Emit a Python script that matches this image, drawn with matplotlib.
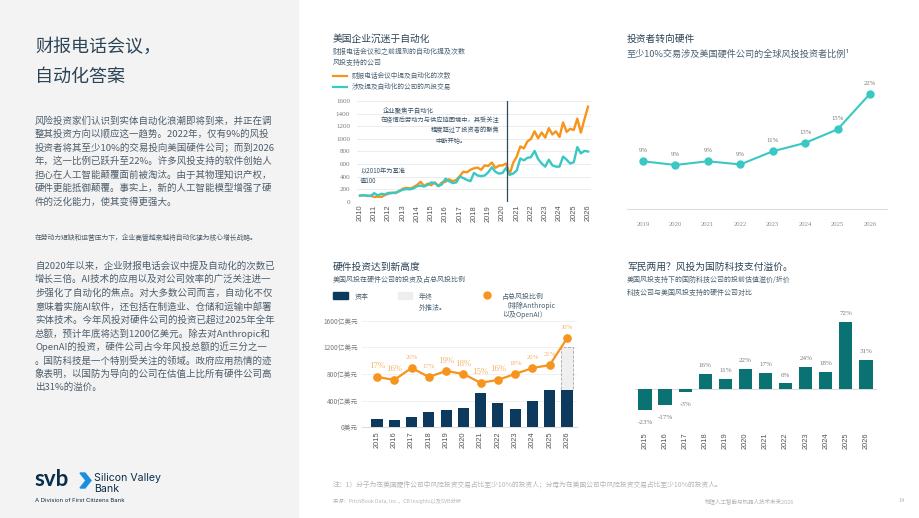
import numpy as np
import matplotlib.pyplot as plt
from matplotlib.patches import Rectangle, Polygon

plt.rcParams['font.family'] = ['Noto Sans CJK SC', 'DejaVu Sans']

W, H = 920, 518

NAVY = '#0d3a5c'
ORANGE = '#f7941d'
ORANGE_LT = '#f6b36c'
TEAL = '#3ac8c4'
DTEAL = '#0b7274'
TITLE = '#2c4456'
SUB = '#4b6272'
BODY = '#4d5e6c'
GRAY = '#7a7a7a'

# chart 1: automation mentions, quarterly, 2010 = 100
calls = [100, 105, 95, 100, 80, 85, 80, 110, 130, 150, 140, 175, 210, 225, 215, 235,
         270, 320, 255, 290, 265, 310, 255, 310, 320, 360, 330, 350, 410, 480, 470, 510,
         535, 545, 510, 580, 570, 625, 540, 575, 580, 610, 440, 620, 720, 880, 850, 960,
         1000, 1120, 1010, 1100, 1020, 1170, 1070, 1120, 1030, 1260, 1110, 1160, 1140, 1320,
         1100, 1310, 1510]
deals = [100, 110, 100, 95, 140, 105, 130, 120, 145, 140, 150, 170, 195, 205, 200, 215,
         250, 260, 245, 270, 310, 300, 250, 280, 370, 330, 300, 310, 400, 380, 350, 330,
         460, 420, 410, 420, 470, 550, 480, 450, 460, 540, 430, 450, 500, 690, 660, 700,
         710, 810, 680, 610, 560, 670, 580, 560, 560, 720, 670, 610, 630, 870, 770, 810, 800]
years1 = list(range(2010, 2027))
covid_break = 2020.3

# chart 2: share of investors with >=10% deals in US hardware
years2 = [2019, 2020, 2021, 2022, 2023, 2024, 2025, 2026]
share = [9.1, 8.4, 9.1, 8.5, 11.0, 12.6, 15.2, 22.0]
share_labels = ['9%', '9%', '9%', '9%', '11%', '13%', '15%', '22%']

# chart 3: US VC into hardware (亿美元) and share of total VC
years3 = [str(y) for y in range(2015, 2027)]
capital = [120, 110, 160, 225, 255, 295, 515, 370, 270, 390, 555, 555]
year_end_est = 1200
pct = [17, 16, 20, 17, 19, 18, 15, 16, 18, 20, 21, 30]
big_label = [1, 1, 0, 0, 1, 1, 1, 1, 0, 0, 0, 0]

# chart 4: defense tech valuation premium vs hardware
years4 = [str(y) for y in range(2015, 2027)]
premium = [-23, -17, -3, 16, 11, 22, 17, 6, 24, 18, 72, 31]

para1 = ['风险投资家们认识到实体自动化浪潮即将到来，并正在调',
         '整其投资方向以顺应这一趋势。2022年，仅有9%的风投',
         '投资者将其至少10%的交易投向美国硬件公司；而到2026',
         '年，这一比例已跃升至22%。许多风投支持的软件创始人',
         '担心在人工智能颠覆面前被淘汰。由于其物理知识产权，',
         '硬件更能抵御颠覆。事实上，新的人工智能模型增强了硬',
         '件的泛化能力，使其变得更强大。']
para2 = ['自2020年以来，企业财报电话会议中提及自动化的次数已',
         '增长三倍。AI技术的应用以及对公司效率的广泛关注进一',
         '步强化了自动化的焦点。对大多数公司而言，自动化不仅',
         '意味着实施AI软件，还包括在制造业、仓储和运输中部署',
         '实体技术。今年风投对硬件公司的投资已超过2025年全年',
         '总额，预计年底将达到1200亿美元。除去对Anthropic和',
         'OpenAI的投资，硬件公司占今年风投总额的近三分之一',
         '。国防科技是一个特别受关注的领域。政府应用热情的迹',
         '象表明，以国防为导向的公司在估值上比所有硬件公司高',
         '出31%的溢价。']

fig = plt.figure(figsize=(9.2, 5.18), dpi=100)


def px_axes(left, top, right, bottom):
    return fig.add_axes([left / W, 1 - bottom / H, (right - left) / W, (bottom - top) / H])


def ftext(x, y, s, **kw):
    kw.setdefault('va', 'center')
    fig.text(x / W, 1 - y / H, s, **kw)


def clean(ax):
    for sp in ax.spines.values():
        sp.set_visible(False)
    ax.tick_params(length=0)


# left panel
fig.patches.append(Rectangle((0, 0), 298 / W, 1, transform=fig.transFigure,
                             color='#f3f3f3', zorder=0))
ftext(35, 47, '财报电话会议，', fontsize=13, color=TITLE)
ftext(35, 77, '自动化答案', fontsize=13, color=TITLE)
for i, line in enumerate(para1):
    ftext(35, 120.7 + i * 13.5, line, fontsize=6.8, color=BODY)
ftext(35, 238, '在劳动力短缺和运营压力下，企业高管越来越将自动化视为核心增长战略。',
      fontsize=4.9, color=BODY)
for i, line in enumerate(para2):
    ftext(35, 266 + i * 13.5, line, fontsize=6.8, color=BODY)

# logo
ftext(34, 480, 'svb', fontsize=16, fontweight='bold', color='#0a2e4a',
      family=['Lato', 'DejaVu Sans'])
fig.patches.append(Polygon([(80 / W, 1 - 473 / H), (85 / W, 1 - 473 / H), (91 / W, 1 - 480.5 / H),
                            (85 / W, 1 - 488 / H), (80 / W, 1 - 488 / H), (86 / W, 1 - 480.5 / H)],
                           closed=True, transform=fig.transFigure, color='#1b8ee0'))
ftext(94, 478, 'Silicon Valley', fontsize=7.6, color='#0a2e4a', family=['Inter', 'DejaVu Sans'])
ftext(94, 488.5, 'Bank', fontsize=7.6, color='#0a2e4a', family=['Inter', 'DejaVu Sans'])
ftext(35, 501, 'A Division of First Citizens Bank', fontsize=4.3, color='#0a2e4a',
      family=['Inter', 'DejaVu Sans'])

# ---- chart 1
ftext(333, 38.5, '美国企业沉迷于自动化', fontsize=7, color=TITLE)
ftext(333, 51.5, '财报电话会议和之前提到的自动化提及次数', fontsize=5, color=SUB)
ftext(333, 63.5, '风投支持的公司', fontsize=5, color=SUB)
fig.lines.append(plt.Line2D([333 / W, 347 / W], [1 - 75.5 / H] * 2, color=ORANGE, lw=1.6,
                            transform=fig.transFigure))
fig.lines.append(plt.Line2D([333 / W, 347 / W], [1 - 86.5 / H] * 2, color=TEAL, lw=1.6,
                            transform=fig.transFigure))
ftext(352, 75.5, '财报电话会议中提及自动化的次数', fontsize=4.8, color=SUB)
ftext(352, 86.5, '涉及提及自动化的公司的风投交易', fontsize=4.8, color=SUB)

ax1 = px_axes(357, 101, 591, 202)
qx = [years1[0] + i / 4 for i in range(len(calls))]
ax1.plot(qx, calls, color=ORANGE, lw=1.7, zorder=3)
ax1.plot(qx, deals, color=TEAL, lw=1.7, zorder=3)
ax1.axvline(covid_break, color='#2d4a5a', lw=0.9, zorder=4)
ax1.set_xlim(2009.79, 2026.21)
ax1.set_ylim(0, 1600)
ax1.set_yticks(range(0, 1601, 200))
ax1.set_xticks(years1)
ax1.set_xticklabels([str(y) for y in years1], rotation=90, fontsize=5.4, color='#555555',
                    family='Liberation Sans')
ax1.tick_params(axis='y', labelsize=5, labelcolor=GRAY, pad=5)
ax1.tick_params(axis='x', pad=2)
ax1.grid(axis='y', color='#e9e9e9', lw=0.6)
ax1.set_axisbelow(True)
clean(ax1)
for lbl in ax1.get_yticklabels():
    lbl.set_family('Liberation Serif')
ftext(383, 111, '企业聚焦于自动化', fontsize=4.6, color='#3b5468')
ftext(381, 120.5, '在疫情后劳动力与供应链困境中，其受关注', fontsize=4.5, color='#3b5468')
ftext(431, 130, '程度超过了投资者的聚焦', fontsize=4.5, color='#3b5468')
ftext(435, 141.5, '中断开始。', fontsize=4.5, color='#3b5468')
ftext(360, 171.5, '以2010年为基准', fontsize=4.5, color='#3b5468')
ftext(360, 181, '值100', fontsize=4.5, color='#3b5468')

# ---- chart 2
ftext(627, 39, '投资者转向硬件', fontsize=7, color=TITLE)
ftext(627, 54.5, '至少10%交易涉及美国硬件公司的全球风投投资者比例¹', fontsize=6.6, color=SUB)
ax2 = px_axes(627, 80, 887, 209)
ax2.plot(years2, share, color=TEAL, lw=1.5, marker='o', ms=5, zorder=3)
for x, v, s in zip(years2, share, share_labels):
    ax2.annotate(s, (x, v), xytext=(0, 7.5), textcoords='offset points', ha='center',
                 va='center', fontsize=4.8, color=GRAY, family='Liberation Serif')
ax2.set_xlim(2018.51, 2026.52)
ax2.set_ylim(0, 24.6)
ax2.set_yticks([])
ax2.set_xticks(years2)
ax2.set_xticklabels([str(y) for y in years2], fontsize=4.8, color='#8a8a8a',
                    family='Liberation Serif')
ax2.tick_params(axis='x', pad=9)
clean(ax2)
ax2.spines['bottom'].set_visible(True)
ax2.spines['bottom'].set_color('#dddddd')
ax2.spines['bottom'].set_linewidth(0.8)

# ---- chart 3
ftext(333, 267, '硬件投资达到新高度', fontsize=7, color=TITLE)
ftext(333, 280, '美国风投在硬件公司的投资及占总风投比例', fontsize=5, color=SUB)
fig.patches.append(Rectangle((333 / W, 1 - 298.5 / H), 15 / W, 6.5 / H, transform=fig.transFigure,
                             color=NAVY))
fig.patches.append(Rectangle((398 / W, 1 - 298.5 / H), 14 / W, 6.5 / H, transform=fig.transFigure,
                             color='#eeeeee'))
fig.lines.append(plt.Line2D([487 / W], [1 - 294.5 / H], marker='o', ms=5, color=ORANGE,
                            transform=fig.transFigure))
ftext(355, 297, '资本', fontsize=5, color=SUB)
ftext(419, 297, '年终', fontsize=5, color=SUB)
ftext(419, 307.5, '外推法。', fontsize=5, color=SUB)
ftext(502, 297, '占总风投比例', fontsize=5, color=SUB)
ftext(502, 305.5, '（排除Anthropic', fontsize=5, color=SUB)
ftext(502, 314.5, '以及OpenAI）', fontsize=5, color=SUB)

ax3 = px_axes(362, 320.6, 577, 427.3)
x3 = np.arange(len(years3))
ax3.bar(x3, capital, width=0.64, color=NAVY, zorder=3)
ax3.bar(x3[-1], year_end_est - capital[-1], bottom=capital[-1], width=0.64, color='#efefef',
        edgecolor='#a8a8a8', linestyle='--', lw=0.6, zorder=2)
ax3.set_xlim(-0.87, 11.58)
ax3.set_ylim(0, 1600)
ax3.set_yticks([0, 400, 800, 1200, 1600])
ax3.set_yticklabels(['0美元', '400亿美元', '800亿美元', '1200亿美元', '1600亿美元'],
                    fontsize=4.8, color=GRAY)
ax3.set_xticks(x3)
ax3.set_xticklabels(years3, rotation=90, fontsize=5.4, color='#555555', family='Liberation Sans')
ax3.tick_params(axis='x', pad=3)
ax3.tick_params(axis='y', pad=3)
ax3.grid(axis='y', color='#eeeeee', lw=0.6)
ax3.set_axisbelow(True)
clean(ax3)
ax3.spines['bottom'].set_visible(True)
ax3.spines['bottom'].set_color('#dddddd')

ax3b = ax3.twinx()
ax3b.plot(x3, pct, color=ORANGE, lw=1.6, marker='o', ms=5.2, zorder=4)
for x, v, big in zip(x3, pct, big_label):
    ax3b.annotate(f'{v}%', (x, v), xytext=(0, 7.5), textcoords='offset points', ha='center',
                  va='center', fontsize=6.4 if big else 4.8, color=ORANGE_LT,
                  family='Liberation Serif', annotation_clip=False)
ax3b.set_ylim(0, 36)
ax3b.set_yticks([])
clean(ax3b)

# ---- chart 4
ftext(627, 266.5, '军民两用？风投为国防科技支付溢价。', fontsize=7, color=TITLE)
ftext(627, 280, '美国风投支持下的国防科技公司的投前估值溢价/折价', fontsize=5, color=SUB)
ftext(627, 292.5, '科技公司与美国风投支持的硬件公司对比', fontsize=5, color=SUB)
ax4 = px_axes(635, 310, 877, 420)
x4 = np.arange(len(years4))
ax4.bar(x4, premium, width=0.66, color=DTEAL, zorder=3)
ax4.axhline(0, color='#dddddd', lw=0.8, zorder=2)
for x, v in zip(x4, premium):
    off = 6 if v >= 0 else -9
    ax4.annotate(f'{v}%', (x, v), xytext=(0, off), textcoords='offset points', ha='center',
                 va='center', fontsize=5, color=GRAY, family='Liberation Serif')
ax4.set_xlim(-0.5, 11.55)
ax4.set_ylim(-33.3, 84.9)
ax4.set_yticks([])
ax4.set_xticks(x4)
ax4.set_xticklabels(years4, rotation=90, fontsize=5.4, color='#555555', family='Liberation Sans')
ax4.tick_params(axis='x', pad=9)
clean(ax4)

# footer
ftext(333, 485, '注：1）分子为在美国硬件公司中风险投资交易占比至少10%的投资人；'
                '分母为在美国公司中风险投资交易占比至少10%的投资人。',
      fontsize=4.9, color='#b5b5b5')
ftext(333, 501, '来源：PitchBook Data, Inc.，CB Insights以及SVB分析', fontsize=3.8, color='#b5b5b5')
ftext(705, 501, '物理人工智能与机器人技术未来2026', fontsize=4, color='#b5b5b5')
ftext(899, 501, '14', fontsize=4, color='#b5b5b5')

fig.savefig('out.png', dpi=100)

----------------------------------------

TASK DIRECTIONS
Leave out the pictures. Transcribe only the lines above, from the first through the one that contains "GRAY = '#7a7a7a'".

RESULT OF THE EXERCISE
Emit a Python script that matches this image, drawn with matplotlib.
import numpy as np
import matplotlib.pyplot as plt
from matplotlib.patches import Rectangle, Polygon

plt.rcParams['font.family'] = ['Noto Sans CJK SC', 'DejaVu Sans']

W, H = 920, 518

NAVY = '#0d3a5c'
ORANGE = '#f7941d'
ORANGE_LT = '#f6b36c'
TEAL = '#3ac8c4'
DTEAL = '#0b7274'
TITLE = '#2c4456'
SUB = '#4b6272'
BODY = '#4d5e6c'
GRAY = '#7a7a7a'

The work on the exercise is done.